1 Эрманос (исп.) - братья.
Я не хотел возвращаться во Францию. Разумнее было пожить здесь дней
восемь, все отрепетировать, привести в порядок и отправиться в плавание,
нежели ехать во Францию, чтобы там бороться за возможность продолжать
путешествие в лучших условиях. Наш консул одобрил это решение. Мои друзья,
Баршильон, и особенно штурман Анхелито, умоляли меня подумать.
- Я знаю океан! - говорил Анхелито, - то, что ты сделал, - великолепно,
твоя теория блестяще подтвердилась, но, поверь мне, посреди Атлантического
океана ты не сможешь поймать ни одной рыбы!
Бедный Анхелито, если бы он только знал, что как раз этого мне не
следовало говорить! Теперь если бы я отказался от продолжения моего опыта,
все моряки наверняка стали бы повторять его довод:
- Все это превосходно, но вдали от материковых вод ты не поймаешь ни
одной рыбы!
Теперь я был обязан довести опыт до конца. Я доказал, что человек может
поддерживать свое существование с помощью сырой рыбы. Теперь я должен был
доказать, что рыбу возможно поймать даже там, где, по мнению знатоков
ортодоксов, она не ловится совершенно.
Консул и Баршильон поняли причину моего упорства и взялись мне помочь:
один - используя свое официальное положение, другой - деньгами. Я ожидал
лишь телеграммы от Жинетты, чтобы сказать последнее "прости" и отплыть. Но
телеграмма запаздывала. Я успел совершить прогулку на яхте до острова
Фуэртевентура и обратно, а ее все еще не было. Наконец, однажды утром в
консульство пришла телеграмма на мое имя:
"Поздравляем "еретика" благополучным рождением дочери Натали".

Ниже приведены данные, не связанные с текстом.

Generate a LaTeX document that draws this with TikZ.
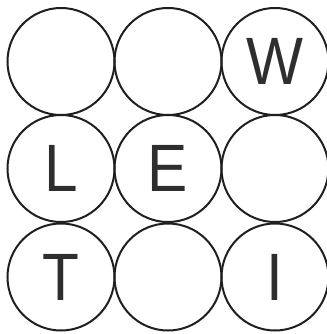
\documentclass[tikz,border=0pt]{standalone}
\usepackage{fontspec}
\setmainfont{Liberation Sans}
\begin{document}
\begin{tikzpicture}[x=1pt,y=-1pt,
  ring/.style={circle,draw=black!88,line width=2pt,minimum size=107pt,inner sep=0pt},
  letter/.style={text=black!82,font=\fontsize{67}{67}\selectfont,xscale=0.9,inner sep=0pt}]
\useasboundingbox (0,0) rectangle (326,334);
\fill[white] (0,0) rectangle (326,334);
\node[ring] (c11) at (61,61.5) {};
\node[ring] (c12) at (168,61.5) {};
\node[ring] (c13) at (275,61.5) {};
\node[ring] (c21) at (61,168.5) {};
\node[ring] (c22) at (168,168.5) {};
\node[ring] (c23) at (275,168.5) {};
\node[ring] (c31) at (61,277) {};
\node[ring] (c32) at (168,277) {};
\node[ring] (c33) at (275,277) {};
\node[letter] (w) at (c13.center) {W};
\node[letter] (l) at (c21.center) {L};
\node[letter] (e) at (c22.center) {E};
\node[letter] (t) at (c31.center) {T};
\node[letter] (i) at (c33.center) {I};
\end{tikzpicture}
\end{document}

Моя дочь, опередив все сроки, решила появиться на свет накануне
большого плавания! И вновь земля искушала меня: теперь я уже не мог отплыть
в океан, не повидав свою дочку. А для этого мне нужно было снова вернуться
во Францию.
Когда я объявил в яхт-клубе о своем отъезде во Францию, все те, кто из
дружеских побуждений были против моего "большого плавания", решили что
теперь победа за ними. Мануэль из деревушки Кастильо-дель-Ромераль как
сумасшедший примчался в консульство:
- Скажите, правда, что Бомбар дальше не поплывет?

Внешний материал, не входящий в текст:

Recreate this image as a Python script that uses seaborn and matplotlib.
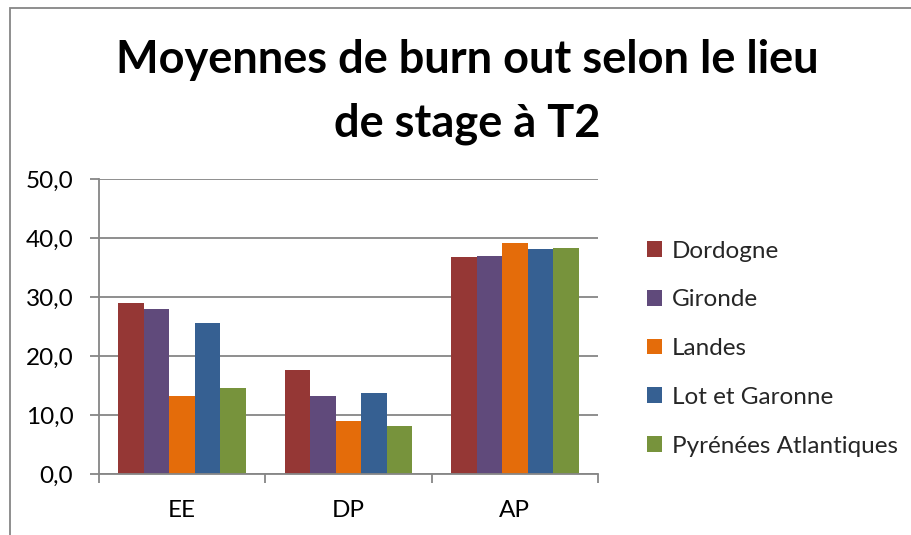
import matplotlib
matplotlib.use("Agg")
import matplotlib.pyplot as plt
import seaborn as sns
import pandas as pd
from matplotlib.patches import Patch, Rectangle
from matplotlib.ticker import FuncFormatter, FixedLocator

categories = ["EE", "DP", "AP"]
series = ["Dordogne", "Gironde", "Landes", "Lot et Garonne", "Pyrénées Atlantiques"]
dordogne = [29.0, 17.6, 36.7]
gironde = [27.9, 13.3, 36.9]
landes = [13.3, 9.0, 39.2]
lot_et_garonne = [25.6, 13.7, 38.2]
pyrenees_atl = [14.5, 8.2, 38.3]
colors = ["#953735", "#604A7B", "#E46C0A", "#366092", "#77933C"]
title = "Moyennes de burn out selon le lieu\nde stage à T2"

values = [dordogne, gironde, landes, lot_et_garonne, pyrenees_atl]
rows = []
for s, vals in zip(series, values):
    for c, v in zip(categories, vals):
        rows.append({"cat": c, "serie": s, "val": v})
df = pd.DataFrame(rows)

sns.set_theme(style="white")
plt.rcParams["font.family"] = ["Lato", "DejaVu Sans"]

W, H = 911, 535
fig = plt.figure(figsize=(W / 100, H / 100), dpi=100)
L, R, T, B = 99, 598, 179, 474
ax = fig.add_axes([L / W, 1 - B / H, (R - L) / W, (B - T) / H])

sns.barplot(data=df, x="cat", y="val", hue="serie", order=categories,
            hue_order=series, palette=colors, width=0.766, gap=0,
            saturation=1, ax=ax, legend=False, edgecolor="none")

grey = "#868686"
fs = 17.5
ax.set_ylim(0, 50)
ax.set_xlim(-0.5, 2.5)
ax.set_yticks([0, 10, 20, 30, 40, 50])
ax.yaxis.set_major_formatter(FuncFormatter(lambda v, p: f"{v:.1f}".replace(".", ",")))
ax.yaxis.grid(True, color=grey, linewidth=1.3)
ax.set_axisbelow(True)
for side in ["top", "right"]:
    ax.spines[side].set_visible(False)
for side in ["left", "bottom"]:
    ax.spines[side].set_color(grey)
    ax.spines[side].set_linewidth(1.3)
ax.tick_params(axis="y", which="major", length=6.5, width=1.3, color=grey,
               pad=12, labelsize=fs, labelcolor="black", left=True)
ax.set_xticks([0, 1, 2])
ax.set_xticklabels(categories)
ax.xaxis.set_minor_locator(FixedLocator([-0.5, 0.5, 1.5, 2.5]))
ax.tick_params(axis="x", which="major", length=0, pad=19, labelsize=fs,
               labelcolor="black")
ax.tick_params(axis="x", which="minor", length=6.5, width=1.3, color=grey,
               bottom=True)
ax.set_xlabel("")
ax.set_ylabel("")

fig.text(467 / W, 1 - 92 / H, title, ha="center", va="center",
         fontsize=32.5, fontweight="bold", color="black", linespacing=1.62)

handles = [Patch(facecolor=c, edgecolor="none") for c in colors]
leg = fig.legend(handles, series, loc="upper left",
                 bbox_to_anchor=(637 / W, 1 - 231 / H), frameon=False,
                 fontsize=fs, handlelength=0.62, handleheight=0.62,
                 handletextpad=0.4, labelspacing=1.14, borderaxespad=0)

fig.patches.append(Rectangle((10 / W, -0.1), 1.2, 1 - 8 / H + 0.1,
                             transform=fig.transFigure, fill=False,
                             edgecolor=grey, linewidth=1.3))

fig.savefig("out.png", dpi=100, facecolor="white")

Консул ответил уклончиво. В глубине души все без исключения думали
одинаково: "Конечно, он вполне искренне говорит о том, что поплывет через
океан, но я-то знаю, что жена удержит его и не допустит этого безумства!
Беспокоиться нечего!"
Благодаря поручительству консула мне удалось достать билет на прямой
самолет Лас-Пальмас-Париж, и 12 сентября я вылетел во Францию. В Касабланке
целая толпа друзей собралась на аэродроме, чтобы повидаться со мной.
Зато на аэродроме в Орли меня ожидал сюрприз другого рода: два
журналиста. Оказывается, некоторые газеты уже начали кричать, что мое
плавание окончено в связи с рождением дочери. Но тут моя жена в полной мере
показала свое мужество и несравненную самоотверженность. Она верит в меня,
она видела меня за работой, она знает, что моя цель достижима, и ей
известно, к чему я стремлюсь я хочу спасти жизнь людей, многих людей. Радует
ли ее отплытие? Конечно, нет! Но она понимает, что это необходимо: для того
чтобы доказать свою правоту, я должен плыть дальше. И она даже не думает
меня удерживать.
Но тут разыгрался еще один акт пресловутой "комической интермедии".
На другой день после моего приезда кто-то стучит в дверь амьенского
госпиталя, где я остановился. Входят два жандарма. Когда я к ним спускаюсь,
они говорят:
- Мы хотели бы поговорить с вами наедине.
- ?..
- Дело вот в чем: вы должны были заплатить восемь тысяч франков штрафа
и не заплатили. Вам придется отправиться вместе с нами либо к сборщику
налогов, либо в тюрьму.
- Если в тюрьму, то на сколько дней?
- На двенадцать.
И жандармы предъявляют мне ордер на арест.
Увы, на отсидку в тюрьме у меня не было времени!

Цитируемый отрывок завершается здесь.